*Problem statement*: Set the listing down again in full, word for word, with the pictures left out.
==== Available data
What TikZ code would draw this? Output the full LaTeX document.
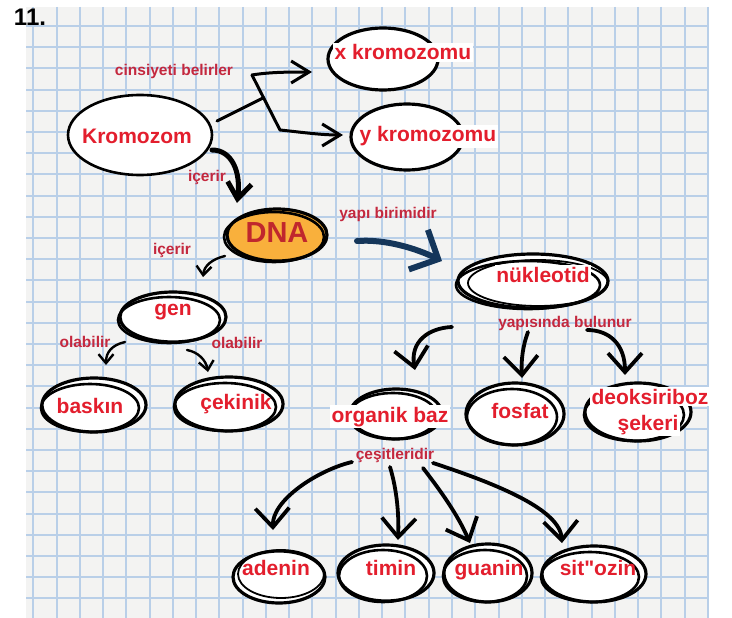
\documentclass[tikz,border=0pt]{standalone}
\usepackage{fontspec}
\setmainfont{Liberation Sans}
\newfontfamily\rawsans{Liberation Sans}
\usetikzlibrary{arrows.meta,shapes.geometric}
\definecolor{gridblue}{HTML}{B9CFE8}
\definecolor{paper}{HTML}{F3F3F2}
\definecolor{txtred}{HTML}{E31E2D}
\definecolor{lblred}{HTML}{C4283E}
\definecolor{dnaorange}{HTML}{F9B03C}
\definecolor{dnared}{HTML}{C0272D}
\definecolor{navy}{HTML}{15365A}
\tikzset{
  big/.style={font=\fontsize{21}{23}\selectfont\bfseries, text=txtred, inner sep=1.5pt, anchor=base},
  lbl/.style={font=\fontsize{15.5}{17}\selectfont\bfseries, text=lblred, inner sep=0pt, anchor=base},
  whitebg/.style={fill=white},
  bub/.style={ellipse, draw=black, fill=white, line width=3.2pt, inner sep=0pt},
  sk/.style={draw=black, line width=2.6pt},
  conn/.style={line width=3pt, line cap=round, line join=round},
  arrbig/.style={conn, line width=3.8pt, -{Straight Barb[length=19pt,width=34pt,line width=3.8pt]}},
  arrmid/.style={conn, -{Straight Barb[length=18pt,width=22pt,line width=3pt]}},
  arrsmall/.style={conn, line width=2.4pt, -{Straight Barb[length=9pt,width=15pt,line width=2.4pt]}},
}
\begin{document}
\begin{tikzpicture}[x=1pt,y=-1pt]
\useasboundingbox (0,0) rectangle (732,618);
\fill[white] (0,0) rectangle (732,618);
% grid paper
\fill[paper] (26,7) rectangle (709,618);
\foreach \k in {0,...,29} \draw[gridblue, line width=2pt] ({33.3+23.26*\k},7) -- ({33.3+23.26*\k},618);
\foreach \k in {0,...,27} \draw[gridblue, line width=2pt] (26,{26+21.2*\k}) -- (709,{26+21.2*\k});

\node[font=\fontsize{24}{26}\selectfont\bfseries, anchor=base] (num) at (30,26) {11.};

% ---------- bubbles ----------
\node[bub, minimum width=144pt, minimum height=80pt, line width=2.6pt] (krom) at (140,135) {};
\node[bub, minimum width=110pt, minimum height=62pt] (xk) at (383,59) {};
\node[bub, minimum width=112pt, minimum height=66pt] (yk) at (407,137) {};
\node[bub, fill=dnaorange, minimum width=100pt, minimum height=52pt] (dna) at (277,235) {};
\draw[sk] (274,237) ellipse [x radius=50, y radius=25];
\node[bub, minimum width=106pt, minimum height=50pt] (gen) at (173,317) {};
\draw[sk] (169,320) ellipse [x radius=51, y radius=23];
\node[bub, minimum width=104pt, minimum height=54pt] (bask) at (94,405) {};
\draw[sk] (90,408) ellipse [x radius=49, y radius=24];
\node[bub, minimum width=108pt, minimum height=54pt] (cek) at (229,404) {};
\draw[sk] (225,407) ellipse [x radius=51, y radius=24];
\node[bub, minimum width=150pt, minimum height=54pt] (nuk) at (533,281) {};
\draw[sk] (528,285) ellipse [x radius=72, y radius=24];
\draw[sk, line width=1.8pt] (538,283) ellipse [x radius=70, y radius=23];
\node[bub, minimum width=92pt, minimum height=50pt] (org) at (396,414) {};
\draw[sk] (393,416) ellipse [x radius=44, y radius=23];
\node[bub, minimum width=98pt, minimum height=62pt] (fos) at (515,414) {};
\draw[sk] (512,417) ellipse [x radius=45, y radius=28];
\node[bub, minimum width=106pt, minimum height=58pt] (deo) at (638,412) {};
\draw[sk] (634,415) ellipse [x radius=50, y radius=26];
\node[bub, minimum width=92pt, minimum height=52pt] (ade) at (279,577) {};
\draw[sk, line width=1.8pt] (281,574) ellipse [x radius=43, y radius=24];
\node[bub, minimum width=96pt, minimum height=56pt] (tim) at (386,573) {};
\draw[sk] (383,576) ellipse [x radius=44, y radius=26];
\node[bub, minimum width=88pt, minimum height=58pt] (gua) at (488,573) {};
\draw[sk] (485,576) ellipse [x radius=42, y radius=26];
\node[bub, minimum width=104pt, minimum height=56pt] (sit) at (594,574) {};
\draw[sk] (590,577) ellipse [x radius=49, y radius=25];

% ---------- texts ----------
\node[big] (tkrom) at (137,143) {Kromozom};
\node[big, whitebg] (txk) at (403,60) {x kromozomu};
\node[big, whitebg] (tyk) at (428,142) {y kromozomu};
\node[font=\fontsize{29}{31}\selectfont\bfseries, text=dnared, anchor=base, inner sep=0pt] (tdna) at (277,242) {DNA};
\node[big] (tgen) at (173,315) {gen};
\node[big] (tbask) at (90,413) {baskın};
\node[big] (tcek) at (236,409) {çekinik};
\node[big, whitebg] (tnuk) at (543,282) {nükleotid};
\node[big, whitebg] (torg) at (390,422) {organik baz};
\node[big] (tfos) at (520,418) {fosfat};
\node[big, whitebg] (tdeo) at (650,404) {deoksiriboz};
\node[big, whitebg] (tsek) at (648,430) {şekeri};
\node[big] (tade) at (276,575) {adenin};
\node[big] (ttim) at (391,575) {timin};
\node[big] (tgua) at (489,575) {guanin};
\node[big] (tsit) at (598,575) {\rawsans\bfseries sit"ozin};

% ---------- labels ----------
\node[lbl] (l1) at (174,76) {cinsiyeti belirler};
\node[lbl] (l2) at (207,181) {içerir};
\node[lbl] (l3) at (172,254) {içerir};
\node[lbl] (l4) at (388,218) {yapı birimidir};
\node[lbl] (l5) at (85,347) {olabilir};
\node[lbl] (l6) at (237,348) {olabilir};
\node[lbl] (l7) at (565,327) {yapısında bulunur};
\node[lbl] (l8) at (395,459) {çeşitleridir};

% ---------- connectors ----------
\coordinate (ks) at (217,121);
\coordinate (kj) at (263,98);
\coordinate (kv) at (252,75);
\coordinate (kb) at (280,130);
\draw[conn] (ks) -- (kj);
\draw[arrmid] (kv) .. controls (270,72) and (290,72) .. (312,72);
\draw[arrmid] (kv) -- (kb) .. controls (300,132) and (320,135) .. (343,135);

\draw[conn, line width=5pt, -{Straight Barb[length=16pt,width=24pt,line width=5pt]}] (212,150) .. controls (232,150) and (241,172) .. (237,203);
\draw[arrsmall] (225,256) .. controls (212,259) and (204,266) .. (203,277);
\draw[navy, conn, line width=6pt, -{Straight Barb[length=22pt,width=44pt,line width=6pt]}] (357,241) .. controls (385,239) and (415,248) .. (442,261);

\draw[arrsmall] (125,342) .. controls (112,345) and (106,352) .. (106,365);
\draw[arrsmall] (187,350) .. controls (198,352) and (206,360) .. (208,372);

\draw[arrbig] (452,327) .. controls (428,328) and (410,342) .. (415,370);
\draw[arrbig] (528,332) .. controls (523,345) and (521,360) .. (522,378);
\draw[arrbig] (587,330) .. controls (610,330) and (625,345) .. (625,375);

\draw[arrbig] (352,462) .. controls (318,470) and (272,500) .. (273,530);
\draw[arrbig] (390,467) .. controls (397,490) and (399,515) .. (398,540);
\draw[arrbig] (423,468) .. controls (440,490) and (458,515) .. (470,543);
\draw[arrbig] (433,463) .. controls (500,485) and (560,510) .. (562,543);
\end{tikzpicture}
\end{document}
========
*Full response*:
What TikZ code would draw this? Output the full LaTeX document.
\documentclass[tikz,border=0pt]{standalone}
\usepackage{fontspec}
\setmainfont{Liberation Sans}
\newfontfamily\rawsans{Liberation Sans}
\usetikzlibrary{arrows.meta,shapes.geometric}
\definecolor{gridblue}{HTML}{B9CFE8}
\definecolor{paper}{HTML}{F3F3F2}
\definecolor{txtred}{HTML}{E31E2D}
\definecolor{lblred}{HTML}{C4283E}
\definecolor{dnaorange}{HTML}{F9B03C}
\definecolor{dnared}{HTML}{C0272D}
\definecolor{navy}{HTML}{15365A}
\tikzset{
  big/.style={font=\fontsize{21}{23}\selectfont\bfseries, text=txtred, inner sep=1.5pt, anchor=base},
  lbl/.style={font=\fontsize{15.5}{17}\selectfont\bfseries, text=lblred, inner sep=0pt, anchor=base},
  whitebg/.style={fill=white},
  bub/.style={ellipse, draw=black, fill=white, line width=3.2pt, inner sep=0pt},
  sk/.style={draw=black, line width=2.6pt},
  conn/.style={line width=3pt, line cap=round, line join=round},
  arrbig/.style={conn, line width=3.8pt, -{Straight Barb[length=19pt,width=34pt,line width=3.8pt]}},
  arrmid/.style={conn, -{Straight Barb[length=18pt,width=22pt,line width=3pt]}},
  arrsmall/.style={conn, line width=2.4pt, -{Straight Barb[length=9pt,width=15pt,line width=2.4pt]}},
}
\begin{document}
\begin{tikzpicture}[x=1pt,y=-1pt]
\useasboundingbox (0,0) rectangle (732,618);
\fill[white] (0,0) rectangle (732,618);
% grid paper
\fill[paper] (26,7) rectangle (709,618);
\foreach \k in {0,...,29} \draw[gridblue, line width=2pt] ({33.3+23.26*\k},7) -- ({33.3+23.26*\k},618);
\foreach \k in {0,...,27} \draw[gridblue, line width=2pt] (26,{26+21.2*\k}) -- (709,{26+21.2*\k});

\node[font=\fontsize{24}{26}\selectfont\bfseries, anchor=base] (num) at (30,26) {11.};

% ---------- bubbles ----------
\node[bub, minimum width=144pt, minimum height=80pt, line width=2.6pt] (krom) at (140,135) {};
\node[bub, minimum width=110pt, minimum height=62pt] (xk) at (383,59) {};
\node[bub, minimum width=112pt, minimum height=66pt] (yk) at (407,137) {};
\node[bub, fill=dnaorange, minimum width=100pt, minimum height=52pt] (dna) at (277,235) {};
\draw[sk] (274,237) ellipse [x radius=50, y radius=25];
\node[bub, minimum width=106pt, minimum height=50pt] (gen) at (173,317) {};
\draw[sk] (169,320) ellipse [x radius=51, y radius=23];
\node[bub, minimum width=104pt, minimum height=54pt] (bask) at (94,405) {};
\draw[sk] (90,408) ellipse [x radius=49, y radius=24];
\node[bub, minimum width=108pt, minimum height=54pt] (cek) at (229,404) {};
\draw[sk] (225,407) ellipse [x radius=51, y radius=24];
\node[bub, minimum width=150pt, minimum height=54pt] (nuk) at (533,281) {};
\draw[sk] (528,285) ellipse [x radius=72, y radius=24];
\draw[sk, line width=1.8pt] (538,283) ellipse [x radius=70, y radius=23];
\node[bub, minimum width=92pt, minimum height=50pt] (org) at (396,414) {};
\draw[sk] (393,416) ellipse [x radius=44, y radius=23];
\node[bub, minimum width=98pt, minimum height=62pt] (fos) at (515,414) {};
\draw[sk] (512,417) ellipse [x radius=45, y radius=28];
\node[bub, minimum width=106pt, minimum height=58pt] (deo) at (638,412) {};
\draw[sk] (634,415) ellipse [x radius=50, y radius=26];
\node[bub, minimum width=92pt, minimum height=52pt] (ade) at (279,577) {};
\draw[sk, line width=1.8pt] (281,574) ellipse [x radius=43, y radius=24];
\node[bub, minimum width=96pt, minimum height=56pt] (tim) at (386,573) {};
\draw[sk] (383,576) ellipse [x radius=44, y radius=26];
\node[bub, minimum width=88pt, minimum height=58pt] (gua) at (488,573) {};
\draw[sk] (485,576) ellipse [x radius=42, y radius=26];
\node[bub, minimum width=104pt, minimum height=56pt] (sit) at (594,574) {};
\draw[sk] (590,577) ellipse [x radius=49, y radius=25];

% ---------- texts ----------
\node[big] (tkrom) at (137,143) {Kromozom};
\node[big, whitebg] (txk) at (403,60) {x kromozomu};
\node[big, whitebg] (tyk) at (428,142) {y kromozomu};
\node[font=\fontsize{29}{31}\selectfont\bfseries, text=dnared, anchor=base, inner sep=0pt] (tdna) at (277,242) {DNA};
\node[big] (tgen) at (173,315) {gen};
\node[big] (tbask) at (90,413) {baskın};
\node[big] (tcek) at (236,409) {çekinik};
\node[big, whitebg] (tnuk) at (543,282) {nükleotid};
\node[big, whitebg] (torg) at (390,422) {organik baz};
\node[big] (tfos) at (520,418) {fosfat};
\node[big, whitebg] (tdeo) at (650,404) {deoksiriboz};
\node[big, whitebg] (tsek) at (648,430) {şekeri};
\node[big] (tade) at (276,575) {adenin};
\node[big] (ttim) at (391,575) {timin};
\node[big] (tgua) at (489,575) {guanin};
\node[big] (tsit) at (598,575) {\rawsans\bfseries sit"ozin};

% ---------- labels ----------
\node[lbl] (l1) at (174,76) {cinsiyeti belirler};
\node[lbl] (l2) at (207,181) {içerir};
\node[lbl] (l3) at (172,254) {içerir};
\node[lbl] (l4) at (388,218) {yapı birimidir};
\node[lbl] (l5) at (85,347) {olabilir};
\node[lbl] (l6) at (237,348) {olabilir};
\node[lbl] (l7) at (565,327) {yapısında bulunur};
\node[lbl] (l8) at (395,459) {çeşitleridir};

% ---------- connectors ----------
\coordinate (ks) at (217,121);
\coordinate (kj) at (263,98);
\coordinate (kv) at (252,75);
\coordinate (kb) at (280,130);
\draw[conn] (ks) -- (kj);
\draw[arrmid] (kv) .. controls (270,72) and (290,72) .. (312,72);
\draw[arrmid] (kv) -- (kb) .. controls (300,132) and (320,135) .. (343,135);

\draw[conn, line width=5pt, -{Straight Barb[length=16pt,width=24pt,line width=5pt]}] (212,150) .. controls (232,150) and (241,172) .. (237,203);
\draw[arrsmall] (225,256) .. controls (212,259) and (204,266) .. (203,277);
\draw[navy, conn, line width=6pt, -{Straight Barb[length=22pt,width=44pt,line width=6pt]}] (357,241) .. controls (385,239) and (415,248) .. (442,261);

\draw[arrsmall] (125,342) .. controls (112,345) and (106,352) .. (106,365);
\draw[arrsmall] (187,350) .. controls (198,352) and (206,360) .. (208,372);

\draw[arrbig] (452,327) .. controls (428,328) and (410,342) .. (415,370);
\draw[arrbig] (528,332) .. controls (523,345) and (521,360) .. (522,378);
\draw[arrbig] (587,330) .. controls (610,330) and (625,345) .. (625,375);

\draw[arrbig] (352,462) .. controls (318,470) and (272,500) .. (273,530);
\draw[arrbig] (390,467) .. controls (397,490) and (399,515) .. (398,540);
\draw[arrbig] (423,468) .. controls (440,490) and (458,515) .. (470,543);
\draw[arrbig] (433,463) .. controls (500,485) and (560,510) .. (562,543);
\end{tikzpicture}
\end{document}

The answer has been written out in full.